Professor vom Saal, from the University of Missouri-Columbia, compiled the first study that brought the adverse health effects of BPA to light. He says he now has the backing of more than 95 other independent scientific studies with findings that match. California lawmakers will use this evidence as they consider the nation's first ban of BPA in plastic products made for babies and toddlers next week.
Professor vom Saal said recent studies have shown that BPA is extremely harmful, even in very low doses. The chemical acts like the female hormone estrogen and interferes with the body's natural processes. BPA has been linked to adverse effects on male reproduction, altered immune system function, behavioral changes, learning disabilities, brain damage and an increased chance for certain cancers. Researchers are most concerned about the exposure of babies to the chemical. "The science is clear and the findings are not just scary, they are horrific," vom Saal said. "When you feed a baby out of a clear, hard plastic bottle, it's like giving the baby a birth control pill."

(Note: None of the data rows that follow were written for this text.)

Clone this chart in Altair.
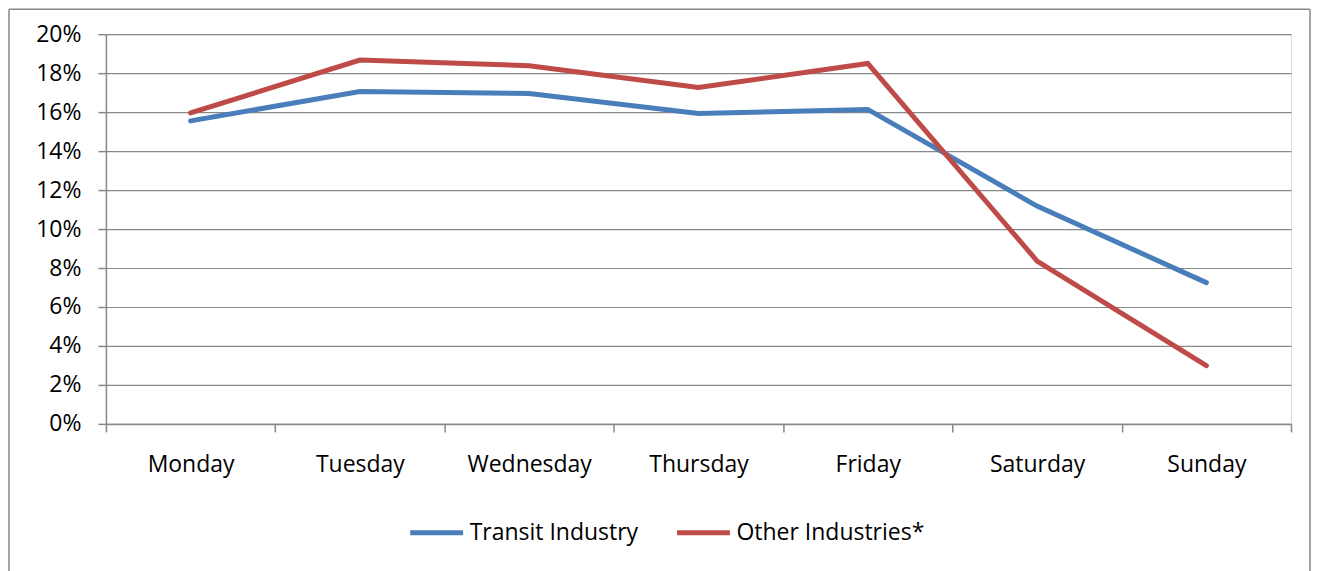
import altair as alt
import pandas as pd

days = ["Monday", "Tuesday", "Wednesday", "Thursday", "Friday", "Saturday", "Sunday"]
transit = [0.1555, 0.1706, 0.1696, 0.1593, 0.1614, 0.1118, 0.0725]
other = [0.1596, 0.1867, 0.1838, 0.1726, 0.1850, 0.0836, 0.0299]
series = ["Transit Industry", "Other Industries*"]
colors = ["#4A7EBB", "#BE4B48"]

rows = []
for d, t, o in zip(days, transit, other):
    rows.append({"day": d, "series": series[0], "value": t})
    rows.append({"day": d, "series": series[1], "value": o})
df = pd.DataFrame(rows)

FONT = "Open Sans"
GRAY = "#888888"
W, H = 1186, 390

lines = alt.Chart(df).mark_line(strokeWidth=5, strokeCap="round", strokeJoin="miter").encode(
    x=alt.X("day:N", sort=days,
            scale=alt.Scale(type="band", paddingInner=0, paddingOuter=0),
            axis=alt.Axis(title=None, labelAngle=0, tickBand="extent", tickSize=8,
                          labelPadding=22, labelFontSize=23, labelFont=FONT, labelColor="#000",
                          domainColor=GRAY, tickColor=GRAY, domainWidth=1.5, tickWidth=1.5,
                          grid=False)),
    y=alt.Y("value:Q", scale=alt.Scale(domain=[0, 0.2], nice=False),
            axis=alt.Axis(title=None, format=".0%", values=[i / 50 for i in range(11)],
                          tickSize=8, labelPadding=17, labelFontSize=23, labelFont=FONT,
                          labelColor="#000", domainColor=GRAY, tickColor=GRAY,
                          domainWidth=1.5, tickWidth=1.5,
                          grid=True, gridColor=GRAY, gridWidth=1.2)),
    color=alt.Color("series:N", sort=series,
                    scale=alt.Scale(domain=series, range=colors),
                    legend=alt.Legend(title=None, orient="none", direction="horizontal",
                                      legendX=302, legendY=470,
                                      symbolType="stroke", symbolSize=2800, symbolStrokeWidth=5,
                                      labelFontSize=23, labelFont=FONT, labelColor="#000",
                                      labelOffset=4, columnPadding=28, labelLimit=0)),
    order=alt.Order("series:N"),
)

border_data = alt.Data(values=[{"k": 1}])
left = alt.Chart(border_data).mark_rule(color=GRAY, strokeWidth=1.5).encode(
    x=alt.value(-97), y=alt.value(-25), y2=alt.value(560))
top = alt.Chart(border_data).mark_rule(color=GRAY, strokeWidth=1.5).encode(
    x=alt.value(-97), x2=alt.value(1205), y=alt.value(-25))
right = alt.Chart(border_data).mark_rule(color=GRAY, strokeWidth=1.5).encode(
    x=alt.value(1205), y=alt.value(-25), y2=alt.value(560))

chart = alt.layer(lines, left, top, right).properties(
    width=W, height=H,
    autosize=alt.AutoSizeParams(type="none"),
    padding={"left": 98, "top": 26, "right": 20, "bottom": 150},
).configure_view(stroke=None).configure(background="white")

chart.save("out.html", embed_options={"renderer": "svg", "actions": False})
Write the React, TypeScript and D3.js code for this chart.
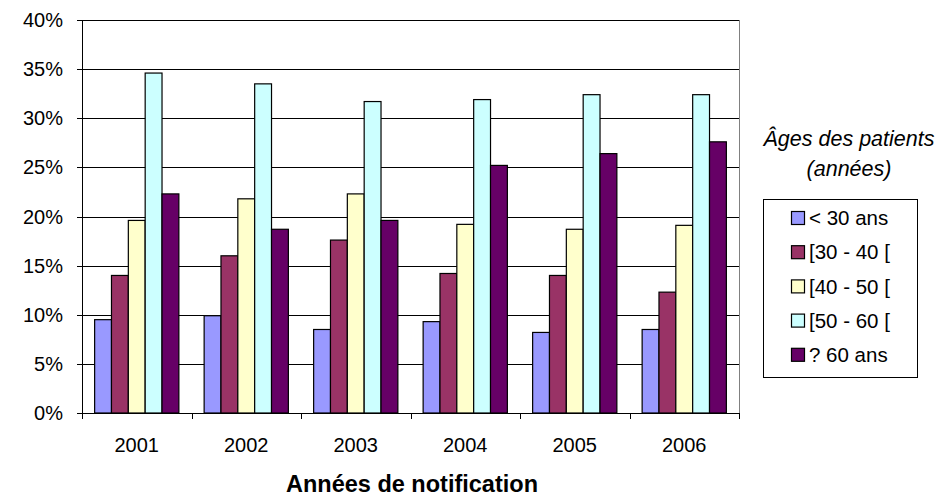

The case for a new government safety standard concerning BPA is documented in vom Saal's article appearing in Environmental Health Perspectives. The last U.S. Environmental Protection Agency risk assessment for BPA was conducted in the 1980's. In his paper, vom Saal says that the latest research showing adverse effects of the chemical are all conducted with an amount of BPA less than the levels normally found in the human body. "If BPA was treated as a drug, it would have been pulled immediately," vom Saal said. "We are not saying get rid of plastics. This chemical can be replaced right now by safer materials and the public would never notice the difference."